Look below for the line containing "Recreate this image"; from there through the line containing "SERIF = ['Liberation Serif', 'DejaVu Serif']", both lines included, please set down each line exactly and nothing else.
:: RECORD LIST ::
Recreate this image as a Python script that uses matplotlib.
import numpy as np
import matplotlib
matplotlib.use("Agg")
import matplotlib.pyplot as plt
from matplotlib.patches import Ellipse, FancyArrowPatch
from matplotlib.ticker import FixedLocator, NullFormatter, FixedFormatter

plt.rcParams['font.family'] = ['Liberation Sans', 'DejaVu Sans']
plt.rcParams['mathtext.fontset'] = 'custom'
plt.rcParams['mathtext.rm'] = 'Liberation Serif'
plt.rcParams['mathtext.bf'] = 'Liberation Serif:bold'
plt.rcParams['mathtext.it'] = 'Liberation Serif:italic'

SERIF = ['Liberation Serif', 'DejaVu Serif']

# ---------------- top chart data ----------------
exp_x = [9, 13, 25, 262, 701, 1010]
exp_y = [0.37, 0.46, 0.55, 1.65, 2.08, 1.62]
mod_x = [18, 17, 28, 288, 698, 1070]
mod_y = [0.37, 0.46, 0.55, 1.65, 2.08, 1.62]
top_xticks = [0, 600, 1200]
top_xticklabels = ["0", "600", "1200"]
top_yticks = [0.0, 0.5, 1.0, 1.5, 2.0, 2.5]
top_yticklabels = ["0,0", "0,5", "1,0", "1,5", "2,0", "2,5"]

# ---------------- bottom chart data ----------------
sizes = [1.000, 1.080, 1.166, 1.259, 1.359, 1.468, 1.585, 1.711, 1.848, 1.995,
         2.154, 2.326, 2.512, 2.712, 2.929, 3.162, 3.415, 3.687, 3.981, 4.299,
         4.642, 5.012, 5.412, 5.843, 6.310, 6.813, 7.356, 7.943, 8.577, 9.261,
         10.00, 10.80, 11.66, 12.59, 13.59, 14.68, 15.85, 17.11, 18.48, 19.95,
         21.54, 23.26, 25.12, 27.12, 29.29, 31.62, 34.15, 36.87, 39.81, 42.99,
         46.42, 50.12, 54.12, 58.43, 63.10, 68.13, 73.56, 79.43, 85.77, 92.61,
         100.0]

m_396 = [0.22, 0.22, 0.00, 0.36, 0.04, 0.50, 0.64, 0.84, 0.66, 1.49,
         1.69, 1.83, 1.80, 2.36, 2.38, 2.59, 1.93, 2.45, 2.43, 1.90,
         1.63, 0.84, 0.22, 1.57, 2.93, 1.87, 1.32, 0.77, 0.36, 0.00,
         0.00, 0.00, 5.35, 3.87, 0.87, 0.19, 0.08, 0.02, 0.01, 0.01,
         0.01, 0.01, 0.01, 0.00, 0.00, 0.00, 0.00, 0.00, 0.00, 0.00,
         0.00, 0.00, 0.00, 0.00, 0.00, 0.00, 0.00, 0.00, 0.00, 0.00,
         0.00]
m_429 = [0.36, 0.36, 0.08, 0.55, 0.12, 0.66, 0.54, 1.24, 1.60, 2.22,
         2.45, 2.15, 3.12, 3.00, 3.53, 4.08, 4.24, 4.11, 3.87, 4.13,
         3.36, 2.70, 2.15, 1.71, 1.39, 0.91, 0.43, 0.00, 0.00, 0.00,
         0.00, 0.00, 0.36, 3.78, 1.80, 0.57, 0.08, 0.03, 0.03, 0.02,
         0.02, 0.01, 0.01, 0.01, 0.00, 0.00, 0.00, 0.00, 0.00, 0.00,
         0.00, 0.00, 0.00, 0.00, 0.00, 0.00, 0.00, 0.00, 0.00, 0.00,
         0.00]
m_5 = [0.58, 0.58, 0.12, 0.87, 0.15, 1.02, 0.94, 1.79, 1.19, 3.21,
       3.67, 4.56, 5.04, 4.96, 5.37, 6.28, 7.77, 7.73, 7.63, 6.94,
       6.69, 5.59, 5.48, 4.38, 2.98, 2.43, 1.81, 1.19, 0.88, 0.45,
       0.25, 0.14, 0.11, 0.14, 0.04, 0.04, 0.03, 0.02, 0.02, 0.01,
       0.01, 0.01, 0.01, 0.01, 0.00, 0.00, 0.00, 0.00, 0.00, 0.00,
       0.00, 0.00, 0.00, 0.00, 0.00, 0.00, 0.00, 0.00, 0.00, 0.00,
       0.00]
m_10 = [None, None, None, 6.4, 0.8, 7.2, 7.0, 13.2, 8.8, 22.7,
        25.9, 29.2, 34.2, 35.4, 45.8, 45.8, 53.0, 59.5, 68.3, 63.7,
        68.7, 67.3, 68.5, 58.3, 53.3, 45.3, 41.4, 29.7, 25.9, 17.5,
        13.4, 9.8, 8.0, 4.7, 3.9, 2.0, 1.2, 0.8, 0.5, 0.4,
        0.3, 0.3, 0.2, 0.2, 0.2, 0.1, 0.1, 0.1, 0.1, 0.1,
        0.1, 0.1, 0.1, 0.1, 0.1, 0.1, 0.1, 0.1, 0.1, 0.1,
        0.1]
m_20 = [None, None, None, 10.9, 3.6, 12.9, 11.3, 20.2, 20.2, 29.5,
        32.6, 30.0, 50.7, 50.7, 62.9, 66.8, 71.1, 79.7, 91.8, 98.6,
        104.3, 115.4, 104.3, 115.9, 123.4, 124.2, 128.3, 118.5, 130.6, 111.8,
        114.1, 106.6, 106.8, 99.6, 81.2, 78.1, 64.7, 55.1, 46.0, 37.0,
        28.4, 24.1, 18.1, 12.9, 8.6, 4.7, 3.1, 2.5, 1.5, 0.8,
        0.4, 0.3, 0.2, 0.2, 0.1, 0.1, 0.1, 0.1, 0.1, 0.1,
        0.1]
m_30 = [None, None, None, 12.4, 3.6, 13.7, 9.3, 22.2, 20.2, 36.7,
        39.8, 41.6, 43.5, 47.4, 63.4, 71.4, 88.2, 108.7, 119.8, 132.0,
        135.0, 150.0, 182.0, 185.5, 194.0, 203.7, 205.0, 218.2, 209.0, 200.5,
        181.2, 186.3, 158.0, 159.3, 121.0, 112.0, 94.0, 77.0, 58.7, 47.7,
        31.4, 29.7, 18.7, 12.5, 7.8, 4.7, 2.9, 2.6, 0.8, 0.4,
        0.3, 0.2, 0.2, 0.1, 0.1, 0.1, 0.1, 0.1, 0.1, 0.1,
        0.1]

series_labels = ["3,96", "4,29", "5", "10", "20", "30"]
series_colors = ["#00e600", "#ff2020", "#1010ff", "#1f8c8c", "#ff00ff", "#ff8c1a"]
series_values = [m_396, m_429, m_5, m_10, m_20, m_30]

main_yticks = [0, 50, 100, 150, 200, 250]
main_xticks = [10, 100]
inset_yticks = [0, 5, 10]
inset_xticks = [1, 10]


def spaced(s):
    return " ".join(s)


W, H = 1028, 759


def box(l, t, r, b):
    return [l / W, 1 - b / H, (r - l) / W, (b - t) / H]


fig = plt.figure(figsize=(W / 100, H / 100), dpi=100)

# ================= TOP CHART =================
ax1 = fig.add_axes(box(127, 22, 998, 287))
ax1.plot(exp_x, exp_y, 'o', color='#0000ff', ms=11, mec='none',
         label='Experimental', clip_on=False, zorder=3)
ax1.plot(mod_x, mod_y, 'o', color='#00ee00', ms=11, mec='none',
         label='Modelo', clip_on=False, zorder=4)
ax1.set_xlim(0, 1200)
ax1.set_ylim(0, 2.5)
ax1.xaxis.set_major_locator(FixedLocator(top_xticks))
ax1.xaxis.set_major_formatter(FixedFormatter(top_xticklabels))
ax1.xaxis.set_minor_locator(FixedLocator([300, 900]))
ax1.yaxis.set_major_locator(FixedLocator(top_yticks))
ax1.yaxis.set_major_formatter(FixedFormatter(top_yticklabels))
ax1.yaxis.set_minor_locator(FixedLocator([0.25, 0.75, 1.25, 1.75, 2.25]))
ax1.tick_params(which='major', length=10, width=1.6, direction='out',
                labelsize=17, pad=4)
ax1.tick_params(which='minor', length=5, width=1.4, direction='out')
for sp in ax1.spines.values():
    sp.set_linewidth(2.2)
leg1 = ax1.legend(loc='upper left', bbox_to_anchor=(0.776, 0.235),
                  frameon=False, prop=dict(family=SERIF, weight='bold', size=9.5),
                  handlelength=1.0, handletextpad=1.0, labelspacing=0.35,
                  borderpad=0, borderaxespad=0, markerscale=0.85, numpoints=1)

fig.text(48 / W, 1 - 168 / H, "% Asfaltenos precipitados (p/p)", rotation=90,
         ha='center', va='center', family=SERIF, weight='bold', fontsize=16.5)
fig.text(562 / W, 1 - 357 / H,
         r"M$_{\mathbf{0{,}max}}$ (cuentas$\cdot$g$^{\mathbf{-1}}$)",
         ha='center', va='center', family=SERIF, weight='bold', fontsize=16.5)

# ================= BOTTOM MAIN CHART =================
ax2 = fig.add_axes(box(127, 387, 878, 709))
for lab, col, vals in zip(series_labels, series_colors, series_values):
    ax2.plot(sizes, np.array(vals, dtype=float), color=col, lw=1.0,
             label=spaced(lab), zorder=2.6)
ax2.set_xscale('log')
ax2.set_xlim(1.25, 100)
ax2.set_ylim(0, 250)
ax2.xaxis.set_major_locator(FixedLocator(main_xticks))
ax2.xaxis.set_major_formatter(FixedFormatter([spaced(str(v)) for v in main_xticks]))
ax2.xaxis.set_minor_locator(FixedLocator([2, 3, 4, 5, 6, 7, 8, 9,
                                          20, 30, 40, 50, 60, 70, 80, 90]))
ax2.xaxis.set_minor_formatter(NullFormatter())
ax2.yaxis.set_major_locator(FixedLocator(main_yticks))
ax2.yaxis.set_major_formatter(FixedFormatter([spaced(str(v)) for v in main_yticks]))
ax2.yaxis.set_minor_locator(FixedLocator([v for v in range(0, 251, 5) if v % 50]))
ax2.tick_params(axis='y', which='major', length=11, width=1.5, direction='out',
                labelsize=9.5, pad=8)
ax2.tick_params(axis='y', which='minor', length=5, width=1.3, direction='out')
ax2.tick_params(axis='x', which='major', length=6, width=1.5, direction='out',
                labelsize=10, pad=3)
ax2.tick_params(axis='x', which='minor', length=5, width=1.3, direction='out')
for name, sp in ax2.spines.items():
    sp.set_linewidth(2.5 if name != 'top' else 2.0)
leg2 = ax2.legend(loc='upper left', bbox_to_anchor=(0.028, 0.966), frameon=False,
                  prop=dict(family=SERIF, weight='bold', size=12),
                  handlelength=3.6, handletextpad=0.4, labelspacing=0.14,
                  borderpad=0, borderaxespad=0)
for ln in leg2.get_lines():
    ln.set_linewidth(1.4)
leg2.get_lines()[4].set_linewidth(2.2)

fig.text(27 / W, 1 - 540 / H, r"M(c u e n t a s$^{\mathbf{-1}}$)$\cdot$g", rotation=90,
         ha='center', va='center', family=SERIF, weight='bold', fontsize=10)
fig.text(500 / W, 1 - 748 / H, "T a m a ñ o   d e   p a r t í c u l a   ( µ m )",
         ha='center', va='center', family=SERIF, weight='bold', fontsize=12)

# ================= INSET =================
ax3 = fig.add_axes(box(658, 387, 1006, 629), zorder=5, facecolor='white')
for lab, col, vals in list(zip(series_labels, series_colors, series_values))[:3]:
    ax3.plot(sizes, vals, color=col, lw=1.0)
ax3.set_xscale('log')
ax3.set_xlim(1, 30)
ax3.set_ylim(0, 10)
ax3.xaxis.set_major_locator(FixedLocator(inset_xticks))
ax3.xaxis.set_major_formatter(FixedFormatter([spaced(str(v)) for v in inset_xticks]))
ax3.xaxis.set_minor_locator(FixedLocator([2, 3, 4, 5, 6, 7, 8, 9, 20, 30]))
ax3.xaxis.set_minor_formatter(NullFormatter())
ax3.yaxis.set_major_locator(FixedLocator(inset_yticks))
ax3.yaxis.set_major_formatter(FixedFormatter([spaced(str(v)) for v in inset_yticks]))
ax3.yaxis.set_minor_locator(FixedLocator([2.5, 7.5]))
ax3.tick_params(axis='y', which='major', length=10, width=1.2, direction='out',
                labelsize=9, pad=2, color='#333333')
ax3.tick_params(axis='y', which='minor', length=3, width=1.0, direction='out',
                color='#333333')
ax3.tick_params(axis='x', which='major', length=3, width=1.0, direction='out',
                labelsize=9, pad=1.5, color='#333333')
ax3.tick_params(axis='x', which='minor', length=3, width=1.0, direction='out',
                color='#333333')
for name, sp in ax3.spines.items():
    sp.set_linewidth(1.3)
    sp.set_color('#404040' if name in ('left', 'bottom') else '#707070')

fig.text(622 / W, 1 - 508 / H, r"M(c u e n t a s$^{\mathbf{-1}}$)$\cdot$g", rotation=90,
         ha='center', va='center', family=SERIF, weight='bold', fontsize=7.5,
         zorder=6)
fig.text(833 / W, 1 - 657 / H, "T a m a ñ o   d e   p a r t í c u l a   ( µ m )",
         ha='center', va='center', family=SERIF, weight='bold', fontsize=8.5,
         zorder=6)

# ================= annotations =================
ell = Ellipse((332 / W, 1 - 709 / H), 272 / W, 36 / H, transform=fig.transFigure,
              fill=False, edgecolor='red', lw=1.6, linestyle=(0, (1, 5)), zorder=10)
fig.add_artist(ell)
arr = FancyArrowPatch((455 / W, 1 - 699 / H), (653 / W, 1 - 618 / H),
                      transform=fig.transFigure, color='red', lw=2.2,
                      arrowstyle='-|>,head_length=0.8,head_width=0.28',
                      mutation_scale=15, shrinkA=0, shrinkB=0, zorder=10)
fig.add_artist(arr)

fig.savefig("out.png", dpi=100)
:::
:: RECORD LIST ::
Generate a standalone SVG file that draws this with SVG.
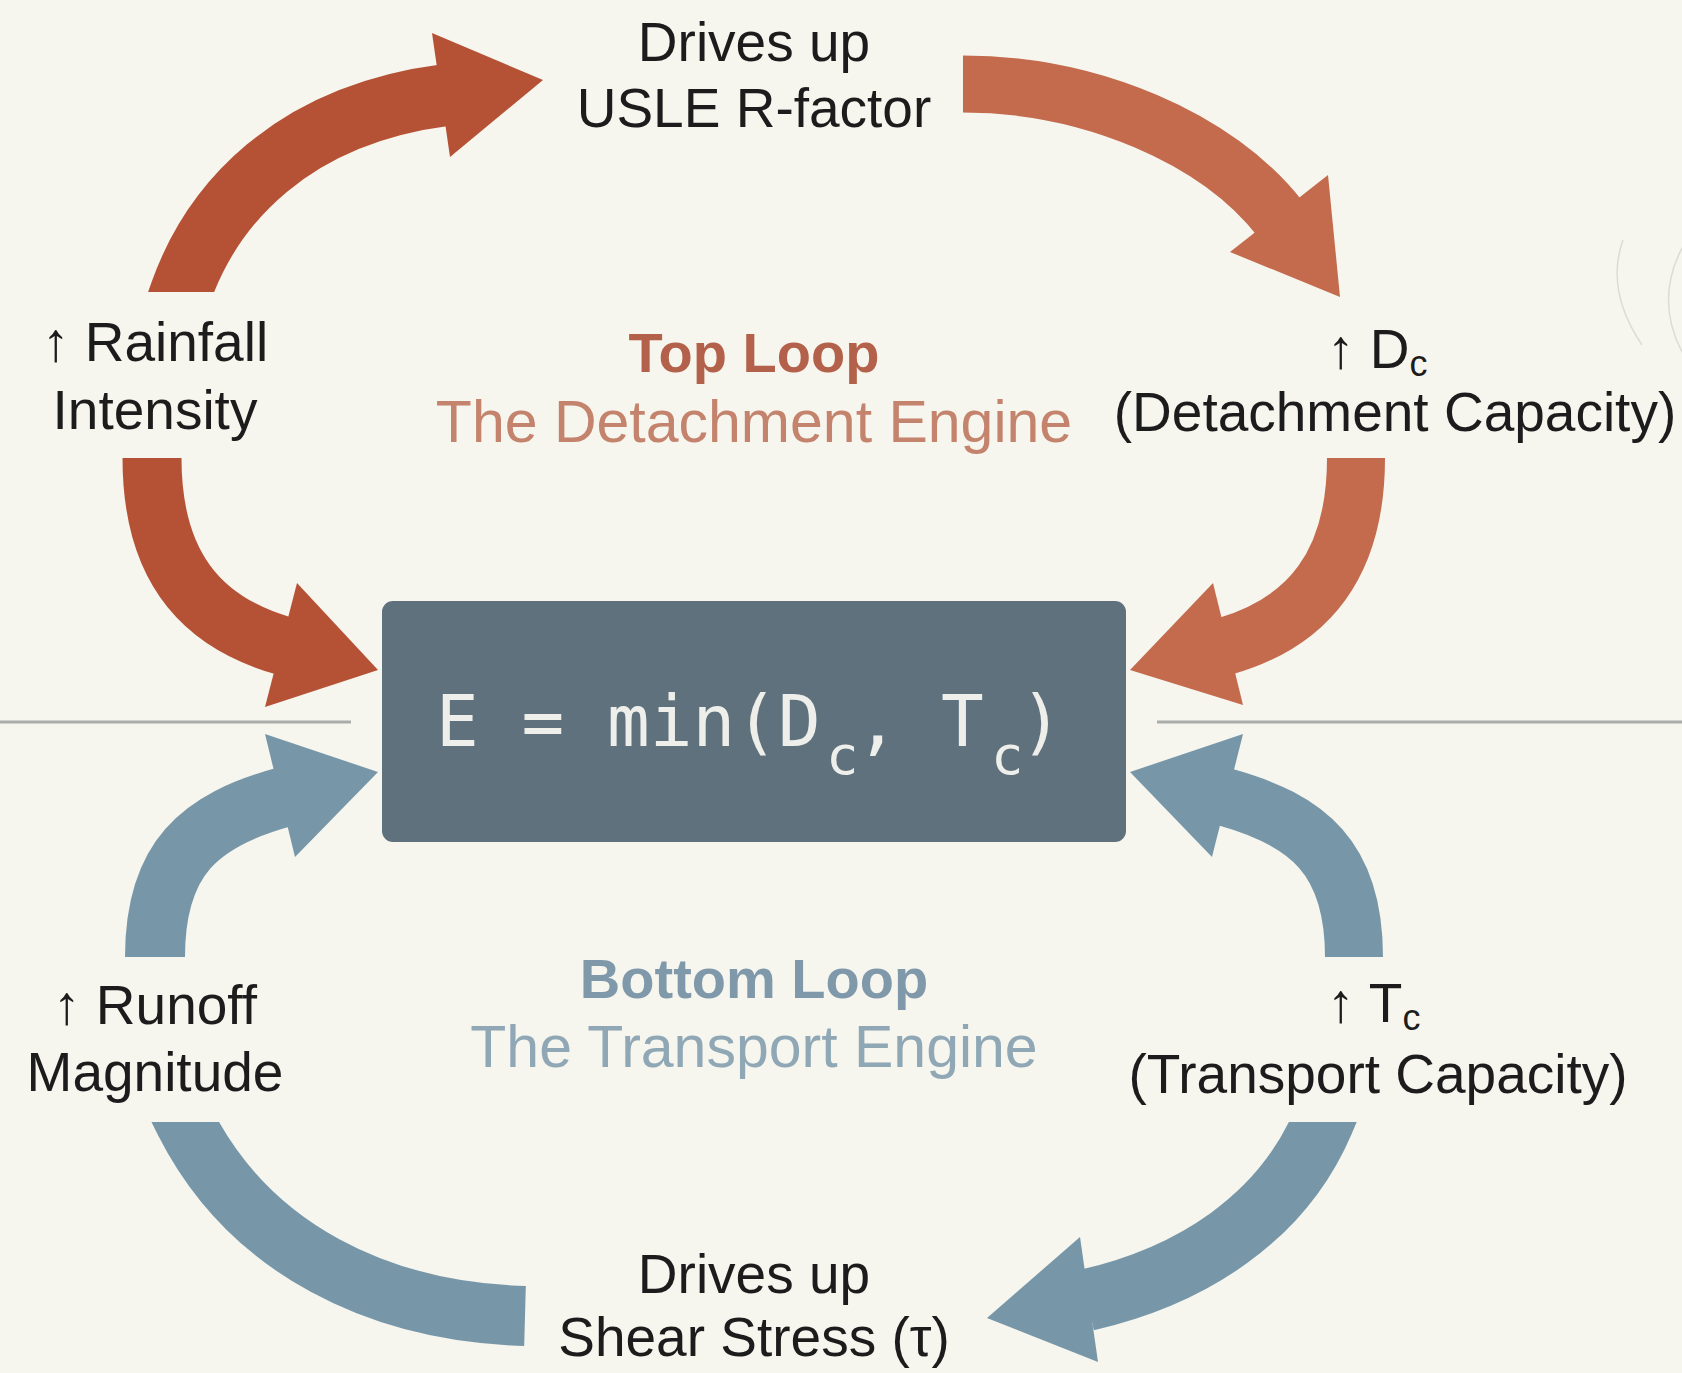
:::
• [THE COMPLETED TASK]:
Recreate this image as a Python script that uses matplotlib.
import numpy as np
import matplotlib
matplotlib.use("Agg")
import matplotlib.pyplot as plt
from matplotlib.patches import Ellipse, FancyArrowPatch
from matplotlib.ticker import FixedLocator, NullFormatter, FixedFormatter

plt.rcParams['font.family'] = ['Liberation Sans', 'DejaVu Sans']
plt.rcParams['mathtext.fontset'] = 'custom'
plt.rcParams['mathtext.rm'] = 'Liberation Serif'
plt.rcParams['mathtext.bf'] = 'Liberation Serif:bold'
plt.rcParams['mathtext.it'] = 'Liberation Serif:italic'

SERIF = ['Liberation Serif', 'DejaVu Serif']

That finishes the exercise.